Isaac Singer e il vegetarismo
Questo autunno ricorrerà il quarantesimo anniversario da quanto Isaac Singer ricevette il Nobel per la letteratura. In questo video PETA (People for Ethical Treatment of Animals) celebra l’autore come il precursore dei diritti animali attraverso le parole dell’attrice americana Natalie Portman, vegana e sostenitrice della causa animale. “Oggigiorno, molti di noi prendono le difese gli animali, ma non è sempre stato così – afferma la Portman – Decenni fa, un uomo descrisse la condizione degli animali così audacemente che il mondo moderno non poté ignorarlo”.
Nelle sue opere, infatti, Singer non manca mai di fare riferimento alla questione animale. Nel suo romanzo autobiografico Shosha, per esempio, l’autore scrisse: “Facciamo alle creature di Dio quello che i Nazisti fecero a noi.” Nel racconto The Slaughterer (Il macellaio), pubblicato nella raccolta La luna e la follia, Singer narra invece la storia di un giovane che ama gli animali ma viene nominato come macellaio della sua città. Tormentato dalla crudeltà delle proprie azioni, il giovane riflette sulle cause della violenza. Singer scrisse: “Fino a che le persone continueranno a versare il sangue di creature innocenti non potranno esistere pace, né libertà né armonia. La macellazione e la giustizia non possono convivere.”

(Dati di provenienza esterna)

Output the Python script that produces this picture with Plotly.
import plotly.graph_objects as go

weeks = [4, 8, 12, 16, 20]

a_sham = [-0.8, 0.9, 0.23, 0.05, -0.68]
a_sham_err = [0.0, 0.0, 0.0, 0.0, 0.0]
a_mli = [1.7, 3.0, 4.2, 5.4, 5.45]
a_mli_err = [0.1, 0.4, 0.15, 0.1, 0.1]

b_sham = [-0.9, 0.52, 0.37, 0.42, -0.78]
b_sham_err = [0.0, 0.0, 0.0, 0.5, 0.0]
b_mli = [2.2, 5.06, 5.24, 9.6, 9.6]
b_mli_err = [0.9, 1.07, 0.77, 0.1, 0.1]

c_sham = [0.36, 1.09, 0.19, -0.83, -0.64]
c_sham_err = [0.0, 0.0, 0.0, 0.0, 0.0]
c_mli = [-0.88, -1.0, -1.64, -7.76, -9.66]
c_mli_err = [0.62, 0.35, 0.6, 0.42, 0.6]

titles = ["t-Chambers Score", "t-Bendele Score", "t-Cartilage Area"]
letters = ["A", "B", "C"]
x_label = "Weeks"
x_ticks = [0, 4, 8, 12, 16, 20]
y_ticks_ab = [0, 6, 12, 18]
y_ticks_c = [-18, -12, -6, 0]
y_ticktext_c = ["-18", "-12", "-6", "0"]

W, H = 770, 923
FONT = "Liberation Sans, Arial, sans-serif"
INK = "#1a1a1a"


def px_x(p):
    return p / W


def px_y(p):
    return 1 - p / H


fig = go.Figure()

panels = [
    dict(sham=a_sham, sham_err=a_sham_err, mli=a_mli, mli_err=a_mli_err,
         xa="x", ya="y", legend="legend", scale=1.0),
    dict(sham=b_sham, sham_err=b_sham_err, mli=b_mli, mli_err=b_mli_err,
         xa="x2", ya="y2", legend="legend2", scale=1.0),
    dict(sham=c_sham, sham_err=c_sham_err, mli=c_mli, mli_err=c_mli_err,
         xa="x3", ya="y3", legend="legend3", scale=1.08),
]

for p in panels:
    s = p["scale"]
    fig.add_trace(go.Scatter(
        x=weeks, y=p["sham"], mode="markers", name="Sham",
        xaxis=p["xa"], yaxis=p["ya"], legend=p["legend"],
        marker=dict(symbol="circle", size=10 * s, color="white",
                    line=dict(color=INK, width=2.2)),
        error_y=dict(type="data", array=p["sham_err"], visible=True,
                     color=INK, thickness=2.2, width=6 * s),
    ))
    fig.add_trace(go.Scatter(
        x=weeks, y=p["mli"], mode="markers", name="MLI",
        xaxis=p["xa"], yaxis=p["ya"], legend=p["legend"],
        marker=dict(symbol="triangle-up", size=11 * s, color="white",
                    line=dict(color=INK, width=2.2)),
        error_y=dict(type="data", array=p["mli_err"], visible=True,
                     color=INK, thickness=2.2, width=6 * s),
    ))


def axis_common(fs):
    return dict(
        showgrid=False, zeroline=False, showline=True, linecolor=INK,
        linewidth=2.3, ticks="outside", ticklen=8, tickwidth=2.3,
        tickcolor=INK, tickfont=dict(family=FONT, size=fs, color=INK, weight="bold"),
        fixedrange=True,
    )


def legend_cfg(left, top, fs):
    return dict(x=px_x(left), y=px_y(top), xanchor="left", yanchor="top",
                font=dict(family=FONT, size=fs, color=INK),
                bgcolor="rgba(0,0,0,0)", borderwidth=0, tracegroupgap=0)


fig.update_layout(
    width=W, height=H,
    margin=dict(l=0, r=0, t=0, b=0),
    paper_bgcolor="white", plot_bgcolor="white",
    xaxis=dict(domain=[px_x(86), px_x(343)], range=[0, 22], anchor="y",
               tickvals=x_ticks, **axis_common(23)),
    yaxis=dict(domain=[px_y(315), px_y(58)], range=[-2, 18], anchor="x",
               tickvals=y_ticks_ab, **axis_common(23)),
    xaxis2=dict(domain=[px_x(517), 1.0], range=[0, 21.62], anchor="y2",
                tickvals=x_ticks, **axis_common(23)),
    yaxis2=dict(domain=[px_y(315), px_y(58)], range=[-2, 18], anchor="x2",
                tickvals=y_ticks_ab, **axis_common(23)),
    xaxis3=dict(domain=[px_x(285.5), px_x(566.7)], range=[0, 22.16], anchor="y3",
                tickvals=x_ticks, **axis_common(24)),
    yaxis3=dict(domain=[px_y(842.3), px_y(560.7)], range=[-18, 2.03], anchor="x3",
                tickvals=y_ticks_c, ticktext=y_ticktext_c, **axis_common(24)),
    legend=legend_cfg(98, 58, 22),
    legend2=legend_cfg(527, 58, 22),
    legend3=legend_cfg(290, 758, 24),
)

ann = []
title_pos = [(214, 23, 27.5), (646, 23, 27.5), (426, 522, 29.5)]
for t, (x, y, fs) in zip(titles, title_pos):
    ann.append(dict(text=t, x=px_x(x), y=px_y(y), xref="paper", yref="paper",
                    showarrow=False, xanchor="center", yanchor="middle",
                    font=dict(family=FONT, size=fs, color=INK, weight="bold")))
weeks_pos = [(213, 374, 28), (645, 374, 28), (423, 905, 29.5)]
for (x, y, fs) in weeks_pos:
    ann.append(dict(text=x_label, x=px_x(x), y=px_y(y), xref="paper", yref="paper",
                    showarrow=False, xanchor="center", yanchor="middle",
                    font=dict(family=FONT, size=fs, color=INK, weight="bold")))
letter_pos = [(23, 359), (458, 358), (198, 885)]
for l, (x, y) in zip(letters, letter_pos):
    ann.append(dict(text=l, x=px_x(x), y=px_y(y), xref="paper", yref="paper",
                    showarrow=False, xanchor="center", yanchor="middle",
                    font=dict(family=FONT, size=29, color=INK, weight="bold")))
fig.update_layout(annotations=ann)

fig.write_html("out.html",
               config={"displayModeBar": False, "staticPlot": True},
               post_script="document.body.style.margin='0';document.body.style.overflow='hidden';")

La scelta dello scrittore verso una strada di compassione, come spiega l’attrice nel video, derivò dal rimorso per aver praticato, da bambino, una crudeltà ingiustificata: staccando le ali a delle mosche, aveva fatto sì che la supremazia del più forte avesse la meglio contro il più debole, contro ogni logica del buon senso. “Mi resi conto che stavo commettendo crimini terribili contro quelle creature – scrisse poi – solo perché ero più grande e più forte. Ho pregato per il perdono e il mio pensiero sulla sofferenza delle mosche si è allargato per includere tutte le persone e tutti gli animali“.

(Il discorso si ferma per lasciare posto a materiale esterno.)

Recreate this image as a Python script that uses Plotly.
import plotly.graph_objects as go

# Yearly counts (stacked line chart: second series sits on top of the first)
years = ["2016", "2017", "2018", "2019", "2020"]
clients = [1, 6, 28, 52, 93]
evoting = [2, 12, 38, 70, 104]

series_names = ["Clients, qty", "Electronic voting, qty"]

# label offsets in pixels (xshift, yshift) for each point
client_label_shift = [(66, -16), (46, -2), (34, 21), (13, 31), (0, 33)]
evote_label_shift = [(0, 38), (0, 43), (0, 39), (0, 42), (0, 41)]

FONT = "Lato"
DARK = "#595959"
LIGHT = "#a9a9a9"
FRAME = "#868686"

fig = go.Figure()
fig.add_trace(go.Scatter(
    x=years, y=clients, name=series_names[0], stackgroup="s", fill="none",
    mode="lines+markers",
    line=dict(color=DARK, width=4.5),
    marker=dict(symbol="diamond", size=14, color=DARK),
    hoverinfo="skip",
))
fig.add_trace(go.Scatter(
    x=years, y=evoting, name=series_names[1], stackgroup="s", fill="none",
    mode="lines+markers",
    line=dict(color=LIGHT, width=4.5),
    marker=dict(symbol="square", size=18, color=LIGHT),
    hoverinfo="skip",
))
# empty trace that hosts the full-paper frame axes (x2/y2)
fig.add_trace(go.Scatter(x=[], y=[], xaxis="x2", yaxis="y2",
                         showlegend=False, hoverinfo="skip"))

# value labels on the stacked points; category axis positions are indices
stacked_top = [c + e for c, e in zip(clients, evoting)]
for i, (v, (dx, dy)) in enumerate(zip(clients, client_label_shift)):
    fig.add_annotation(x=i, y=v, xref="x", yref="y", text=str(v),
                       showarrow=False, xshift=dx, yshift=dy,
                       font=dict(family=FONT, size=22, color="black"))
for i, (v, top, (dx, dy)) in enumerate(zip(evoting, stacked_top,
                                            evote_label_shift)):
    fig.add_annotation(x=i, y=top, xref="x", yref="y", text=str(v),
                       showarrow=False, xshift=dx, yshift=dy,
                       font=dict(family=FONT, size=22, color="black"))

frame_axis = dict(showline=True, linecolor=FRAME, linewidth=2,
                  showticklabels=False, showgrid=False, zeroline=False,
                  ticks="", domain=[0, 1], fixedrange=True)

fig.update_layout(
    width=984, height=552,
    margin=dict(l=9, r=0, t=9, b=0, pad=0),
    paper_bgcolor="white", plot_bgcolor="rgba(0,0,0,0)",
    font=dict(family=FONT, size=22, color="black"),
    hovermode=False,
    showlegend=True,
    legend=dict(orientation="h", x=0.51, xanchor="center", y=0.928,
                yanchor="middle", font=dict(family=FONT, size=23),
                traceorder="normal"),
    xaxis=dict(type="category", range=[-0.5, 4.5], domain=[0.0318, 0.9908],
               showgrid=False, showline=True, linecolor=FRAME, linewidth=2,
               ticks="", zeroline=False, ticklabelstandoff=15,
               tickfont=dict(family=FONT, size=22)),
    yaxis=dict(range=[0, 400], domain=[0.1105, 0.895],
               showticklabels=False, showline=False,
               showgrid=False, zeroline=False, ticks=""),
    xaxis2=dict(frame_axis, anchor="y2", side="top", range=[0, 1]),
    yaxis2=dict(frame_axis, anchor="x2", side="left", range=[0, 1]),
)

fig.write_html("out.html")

A metà degli anni Sessanta l’autore diventò un acceso sostenitore del vegetarismo dopo lustri di tentativi poco fortunati. La seguente citazione risale agli anni ’80:
“Il vegetarismo è la mia religione: sono diventato un vegetariano stabile circa 25 anni fa. Prima di allora provavo e riprovavo, ma erano episodi sporadici. Finalmente, a metà degli anni Sessanta, ho preso la decisione: da allora sono vegetariano. Questa è la mia protesta contro la condotta del mondo. Essere vegetariani significa dissentire contro il corso degli eventi attuali. Energia nucleare, carestie, crudeltà, dobbiamo prendere posizione contro queste cose. Il vegetarismo è la mia presa di posizione. E penso che sia una presa di posizione consistente”.
Tra le tante riflessioni sul tema, portate avanti sempre con garbo e sensibilità attraverso la forza primordiale ed eterna della scrittura, l’autore non ha lesinato paragoni scomodi, accostando in più di un’occasione i moderni allevamenti industriali ai lager della Germania hitleriana: di seguito una citazione tratta da L’uomo che scriveva lettere (1978).
“Si sono convinti che l’uomo, il peggior trasgressore di tutte le specie, sia il vertice della creazione: tutti gli altri esseri viventi sono stati creati unicamente per procurargli cibo e pellame, per essere torturati e sterminati. Nei loro confronti tutti sono nazisti: per gli animali, Treblinka dura in eterno”.